Disclosure: “This is a sponsored post for [company name]. I have been compensated through the Chronic Illness Bloggers network. All opinions remain my own and I was in no way influenced by the company.”

Review Post

Disclosure: “I have been given [this product] as part of a product review through the Chronic Illness Bloggers network. Although the product was a gift, all opinions in this review remain my own and I was in no way influenced by the company.“

Just remember, the disclosure must come before any links to a sponsor’s site. Disclosures that aren’t made until the end of your post may be construed as misleading and do not meet FTC guidelines.

You must also disclose if you are using affiliate links in your posts. Below is a simple affiliate disclosure:

Disclosure: “Some of the links in this post are affiliate links. This means if you click on the link and purchase the item, I will receive an affiliate commission.”

Social Media Disclosures

You also need to disclose when you endorse an advertiser outside of the context of your blog, as in social media. You need to let your readers know they are reading sponsored content when you send a tweet, post to Facebook, upload an image to Instagram, pin an image to Pinterest, or any other social media channel.

Social media disclosures need to be in a prominent place and come before any promotional link.
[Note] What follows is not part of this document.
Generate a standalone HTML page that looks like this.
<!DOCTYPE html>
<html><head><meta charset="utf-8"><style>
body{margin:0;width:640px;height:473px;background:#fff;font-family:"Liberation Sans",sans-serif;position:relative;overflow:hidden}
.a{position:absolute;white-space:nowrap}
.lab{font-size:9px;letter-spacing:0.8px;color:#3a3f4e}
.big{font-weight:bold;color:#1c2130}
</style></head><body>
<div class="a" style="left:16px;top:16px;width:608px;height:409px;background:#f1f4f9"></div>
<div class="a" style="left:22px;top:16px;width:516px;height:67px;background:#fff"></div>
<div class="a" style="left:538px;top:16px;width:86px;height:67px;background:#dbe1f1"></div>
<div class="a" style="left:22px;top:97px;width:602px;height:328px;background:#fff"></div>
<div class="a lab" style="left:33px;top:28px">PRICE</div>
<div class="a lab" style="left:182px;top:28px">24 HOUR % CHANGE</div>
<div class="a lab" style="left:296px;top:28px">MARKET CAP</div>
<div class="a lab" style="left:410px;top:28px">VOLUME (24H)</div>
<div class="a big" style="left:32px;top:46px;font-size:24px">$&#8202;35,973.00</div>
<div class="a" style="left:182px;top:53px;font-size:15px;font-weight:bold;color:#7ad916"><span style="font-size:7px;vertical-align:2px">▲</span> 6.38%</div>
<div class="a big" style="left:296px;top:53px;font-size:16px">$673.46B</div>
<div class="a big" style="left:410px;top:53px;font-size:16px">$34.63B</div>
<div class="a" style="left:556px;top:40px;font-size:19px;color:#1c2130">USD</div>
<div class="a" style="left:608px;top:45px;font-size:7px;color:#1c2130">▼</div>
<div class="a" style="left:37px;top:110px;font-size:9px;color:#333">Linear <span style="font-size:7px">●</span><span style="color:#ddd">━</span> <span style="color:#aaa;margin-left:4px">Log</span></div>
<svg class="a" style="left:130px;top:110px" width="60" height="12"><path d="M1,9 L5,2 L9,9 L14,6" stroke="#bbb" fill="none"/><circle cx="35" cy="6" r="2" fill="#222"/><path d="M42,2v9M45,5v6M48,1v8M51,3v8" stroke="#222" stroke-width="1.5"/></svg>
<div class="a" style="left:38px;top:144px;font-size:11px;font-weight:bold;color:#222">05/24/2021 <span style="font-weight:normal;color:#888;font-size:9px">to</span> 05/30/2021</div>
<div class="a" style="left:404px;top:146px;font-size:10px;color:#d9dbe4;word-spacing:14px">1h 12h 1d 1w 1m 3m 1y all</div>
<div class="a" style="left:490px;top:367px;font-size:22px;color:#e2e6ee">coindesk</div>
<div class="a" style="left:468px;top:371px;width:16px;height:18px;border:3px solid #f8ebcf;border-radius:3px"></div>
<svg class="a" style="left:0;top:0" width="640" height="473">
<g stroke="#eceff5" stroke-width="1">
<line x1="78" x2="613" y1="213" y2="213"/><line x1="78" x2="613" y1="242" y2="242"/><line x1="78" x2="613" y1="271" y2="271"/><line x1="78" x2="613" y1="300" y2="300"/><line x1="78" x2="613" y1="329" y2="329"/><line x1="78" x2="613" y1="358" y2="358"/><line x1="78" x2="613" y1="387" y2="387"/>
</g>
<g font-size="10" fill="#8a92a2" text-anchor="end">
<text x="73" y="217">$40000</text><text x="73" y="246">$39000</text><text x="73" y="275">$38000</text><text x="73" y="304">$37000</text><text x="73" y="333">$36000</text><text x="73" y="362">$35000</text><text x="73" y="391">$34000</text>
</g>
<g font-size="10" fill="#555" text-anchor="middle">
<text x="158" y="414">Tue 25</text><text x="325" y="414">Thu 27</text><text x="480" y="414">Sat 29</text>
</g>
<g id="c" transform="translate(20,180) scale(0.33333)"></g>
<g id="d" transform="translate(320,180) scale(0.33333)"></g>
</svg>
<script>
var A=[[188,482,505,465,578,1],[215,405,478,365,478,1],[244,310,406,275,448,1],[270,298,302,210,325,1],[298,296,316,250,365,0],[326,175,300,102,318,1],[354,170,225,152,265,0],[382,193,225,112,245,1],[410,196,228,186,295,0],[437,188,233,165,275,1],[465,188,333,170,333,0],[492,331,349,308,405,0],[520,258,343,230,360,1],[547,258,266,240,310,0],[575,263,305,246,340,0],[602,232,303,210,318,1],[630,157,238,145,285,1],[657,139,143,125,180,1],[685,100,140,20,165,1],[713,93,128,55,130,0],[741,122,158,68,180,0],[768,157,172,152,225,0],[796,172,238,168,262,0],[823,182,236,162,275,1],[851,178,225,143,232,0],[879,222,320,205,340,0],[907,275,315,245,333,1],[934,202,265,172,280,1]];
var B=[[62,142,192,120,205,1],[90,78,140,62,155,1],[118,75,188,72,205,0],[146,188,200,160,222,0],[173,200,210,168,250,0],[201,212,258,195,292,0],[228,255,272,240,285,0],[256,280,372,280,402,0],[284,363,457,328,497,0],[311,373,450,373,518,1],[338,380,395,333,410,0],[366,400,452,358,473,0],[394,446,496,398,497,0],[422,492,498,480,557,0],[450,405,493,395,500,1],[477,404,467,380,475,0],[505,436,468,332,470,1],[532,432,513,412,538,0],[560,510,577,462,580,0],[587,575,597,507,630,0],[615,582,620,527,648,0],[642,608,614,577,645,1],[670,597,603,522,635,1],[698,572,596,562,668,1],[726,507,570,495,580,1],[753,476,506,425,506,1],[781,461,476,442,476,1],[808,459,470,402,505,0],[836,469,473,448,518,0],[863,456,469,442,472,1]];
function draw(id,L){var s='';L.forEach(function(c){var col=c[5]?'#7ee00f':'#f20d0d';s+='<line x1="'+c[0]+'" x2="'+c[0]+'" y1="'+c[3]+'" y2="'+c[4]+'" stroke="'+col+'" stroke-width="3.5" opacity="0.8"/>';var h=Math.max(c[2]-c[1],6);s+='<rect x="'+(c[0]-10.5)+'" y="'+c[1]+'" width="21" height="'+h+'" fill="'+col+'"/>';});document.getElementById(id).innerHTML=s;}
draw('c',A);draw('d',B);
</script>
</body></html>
You can use the word; Sponsored, Promotion, Review, Giveaway, or Ad at the beginning of the post. Or you could include one of these words in the main title, as long as the meaning is clear. .

Limited space is no excuse. Start a tweet with ‘Ad:’, ‘#ad’, ‘Sponsored’ or #sponsored.

Use the rel=”nofollow” tag

Although, this is not a legal issue – Google and some other search engines can penalize your blog if you don’t you use the “nofollow” tag for links to the sponsor.

Links that are placed on your website/blog in exchange for compensation go against Google guidelines on link schemes. Search engine guidelines require machine-readable disclosure of paid links.

The guidelines ask that you add a rel=“nofollow” tag to your sponsored links because these links didn’t come about organically (i.e., the links wouldn’t exist if the company hadn’t offered to provide a free good or service in exchange for a link). You can find more information on the Google Webmaster Blog.

Recap

The Federal Trade Commission blog disclosure regulations require bloggers who write reviews of products or services to disclose, in a “clear and conspicuous” manner, any free products or payments they receive for these reviews.

Sponsored content must be honest and not misleading. The blogger must reflect their honest opinion and can’t make a claim that the product’s sponsor couldn’t legally make. The FTC looks especially closely at things that affect the consumers health such as supplements and over-the-counter medications.

The key points to remember:

  1. Have a dedicated disclosure policy page on your blog and make sure the page’s link is in a visible spot.
  2. You must include a disclosure statement on any article that is a reveiw, sponsored post or contains affiliate links.
  3. The disclosure must clear, conspicuious, and come before any link to the sponsor.
  4. You must disclosure sponsored content on social media.
  5. Use the rel=”nofollow” tag on sponsored links so your blog doesn’t get penalized by google.

You can download a copy of dotcom Disclosures: How to Make Effective Disclosures in Digital Advertising pdf. to refer to whenever you have a question about blog disclosure statements.